Does anyone know why they use these little spacers on the wheel-to-axle bolts? They are between the nut and the wheel hub:


----------



## Shryp (Jan 1, 2011)

That is strange. Does the spacer prevent you from possibly over tightening the bolt and pinching the rim onto the axle?


----------



## paul78zephyr (Feb 15, 2013)

Shryp said:


> That is strange. Does the spacer prevent you from possibly over tightening the bolt and pinching the rim onto the axle?

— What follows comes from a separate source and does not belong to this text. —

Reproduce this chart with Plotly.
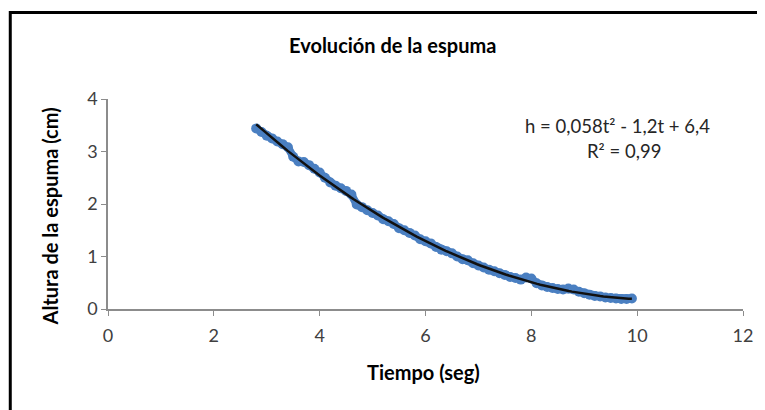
import numpy as np
import plotly.graph_objects as go

# Data
tiempo = [2.8, 2.9, 3.0, 3.1, 3.2, 3.3, 3.4, 3.5, 3.6, 3.7, 3.8, 3.9,
          4.0, 4.1, 4.2, 4.3, 4.4, 4.5, 4.6, 4.7, 4.8, 4.9,
          5.0, 5.1, 5.2, 5.3, 5.4, 5.5, 5.6, 5.7, 5.8, 5.9,
          6.0, 6.1, 6.2, 6.3, 6.4, 6.5, 6.6, 6.7, 6.8, 6.9,
          7.0, 7.1, 7.2, 7.3, 7.4, 7.5, 7.6, 7.7, 7.8, 7.9,
          8.0, 8.1, 8.2, 8.3, 8.4, 8.5, 8.6, 8.7, 8.8, 8.9,
          9.0, 9.1, 9.2, 9.3, 9.4, 9.5, 9.6, 9.7, 9.8, 9.9]
altura = [3.44, 3.37, 3.30, 3.25, 3.19, 3.14, 3.08, 2.90, 2.81, 2.80, 2.74, 2.67,
          2.60, 2.50, 2.41, 2.35, 2.30, 2.25, 2.18, 1.99, 1.94, 1.88,
          1.83, 1.78, 1.71, 1.67, 1.62, 1.54, 1.50, 1.45, 1.40, 1.33,
          1.29, 1.25, 1.18, 1.13, 1.10, 1.06, 1.00, 0.95, 0.93, 0.87,
          0.83, 0.79, 0.75, 0.72, 0.68, 0.65, 0.61, 0.59, 0.56, 0.60,
          0.58, 0.49, 0.45, 0.42, 0.40, 0.38, 0.37, 0.39, 0.37, 0.33,
          0.30, 0.27, 0.25, 0.24, 0.22, 0.21, 0.20, 0.19, 0.19, 0.20]

x_ticks = [0, 2, 4, 6, 8, 10, 12]
y_ticks = [0, 1, 2, 3, 4]

titulo = "Evolución de la espuma"
x_titulo = "Tiempo (seg)"
y_titulo = "Altura de la espuma (cm)"
ecuacion = "h = 0,058t² - 1,2t + 6,4"
r2 = "R² = 0,99"

# Polynomial (order 2) trendline fitted to the data, like the spreadsheet does
coef = np.polyfit(tiempo, altura, 2)
t_fit = np.linspace(min(tiempo), max(tiempo), 120)
h_fit = np.polyval(coef, t_fit)

FONT = "Lato"
fig = go.Figure()
fig.add_trace(go.Scatter(
    x=tiempo, y=altura, mode="lines+markers",
    line=dict(color="#4A7FC1", width=8),
    marker=dict(color="#4A7FC1", size=10),
    showlegend=False, hoverinfo="x+y"))
fig.add_trace(go.Scatter(
    x=t_fit, y=h_fit, mode="lines",
    line=dict(color="#111111", width=2.5),
    showlegend=False))

axis_common = dict(
    showgrid=False, zeroline=False, showline=True,
    linecolor="#8C8C8C", linewidth=1.5,
    ticks="outside", ticklen=5, tickwidth=1.2, tickcolor="#8C8C8C",
    tickfont=dict(family=FONT, size=18, color="#404040"),
)
fig.update_xaxes(range=[0, 12], tickvals=x_ticks, ticklabelstandoff=5,
                 **axis_common)
fig.update_yaxes(range=[0, 4], tickvals=y_ticks, **axis_common)

# page body has an 8px margin: figure coords = screen coords - 8
OFF = 8
FW, FH = 765 - OFF, 410 - OFF
L, R, T, B = 108 - OFF, 17, 99 - OFF, 101
W, H = FW - L - R, FH - T - B

def px(x):
    return (x - OFF - L) / W

def py(y):
    return (FH - B - (y - OFF)) / H

annotations = [
    dict(text=f"<b>{titulo}</b>", x=px(395), y=py(45),
         font=dict(family=FONT, size=20, color="#000000")),
    dict(text=f"<b>{x_titulo}</b>", x=px(426), y=py(372),
         font=dict(family=FONT, size=20, color="#000000")),
    dict(text=f"<b>{y_titulo}</b>", x=px(50), y=py(216), textangle=-90,
         font=dict(family=FONT, size=20, color="#000000")),
    dict(text=ecuacion, x=px(622), y=py(126),
         font=dict(family=FONT, size=18.5, color="#262626")),
    dict(text=r2, x=px(628), y=py(151),
         font=dict(family=FONT, size=18.5, color="#262626")),
]
for a in annotations:
    a.update(xref="paper", yref="paper", showarrow=False,
             xanchor="center", yanchor="middle")

fig.update_layout(
    width=FW, height=FH,
    margin=dict(l=L, r=R, t=T, b=B),
    paper_bgcolor="white", plot_bgcolor="white",
    annotations=annotations,
    shapes=[dict(type="rect", xref="paper", yref="paper",
                 x0=px(9.5), x1=px(775), y0=py(440), y1=py(12.5),
                 line=dict(color="#000000", width=3))],
)

fig.write_html("out.html")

I cant see how. They are just little cylindrical spacers about 1/4" long:


----------



## kzhorse (Dec 25, 2012)

Are you sure they are origional? they may have been replaced somewhere along the line and whoever did got the wrong length bolts.

Scott


----------



## td5771 (Feb 21, 2011)

that looks like a murray style shear pin spacer. used on most murray built blowers and craftsmans


----------



## cdestuck (Jan 20, 2013)

I don't know but I'd rip them out, wax up and protect those wheels and get two clip pins to secure the wheels.


----------



## Simplicity Solid 22 (Nov 27, 2012)

Nope that is Original....part # 29 
108-2975 SCREW-HH


Click here: OEM Parts


I would get Quick clips as well but maybe Toro requires those...anyone???


----------



## Simplicity Solid 22 (Nov 27, 2012)

Correction to precvious post:

Nope that is Original....part # 29 
108-2975 SCREW-HH
oppps also parts #41 which is the part you are talking about called... 
55-9370 SPACER-BLADE, ROTOR

and part #4... 3296-42

NUT-LOCK, NI



Click here: OEM Parts


----------



## paul78zephyr (Feb 15, 2013)

Guys, 
Thanks for the input. The bolts, spacers, and locknuts in my first pic are original parts. Toro does not use special 'shear pins' on this machine. I think those spacers are used because with the length of the bolts they used (1/4-20 x 2" long) the unthreaded portion could end up sticking thru the wheel hub so that the nut would bottom before the bolt tightened. You would think they would just have used a shorter bolt. Anyway I cleaned up the axle shafts and I replaced those original rusty bolts with new stainless bolts, washers, and locknuts:


----------



## Simplicity Solid 22 (Nov 27, 2012)

Are those new stainless bolts threaded all the way????

How did you clean your rims??


----------



## paul78zephyr (Feb 15, 2013)

Simplicity Solid 22 said:


> Are those new stainless bolts threaded all the way????
> 
> How did you clean your rims??


The bolts are only partially threaded - exactly like the old ones were. 

The wheels were covered mostly with dirt and rust-splatter from those rusty bolts. Most of it wiped off with a cloth/elbow grease. I did use a little bit of brake cleaning solvent.


----------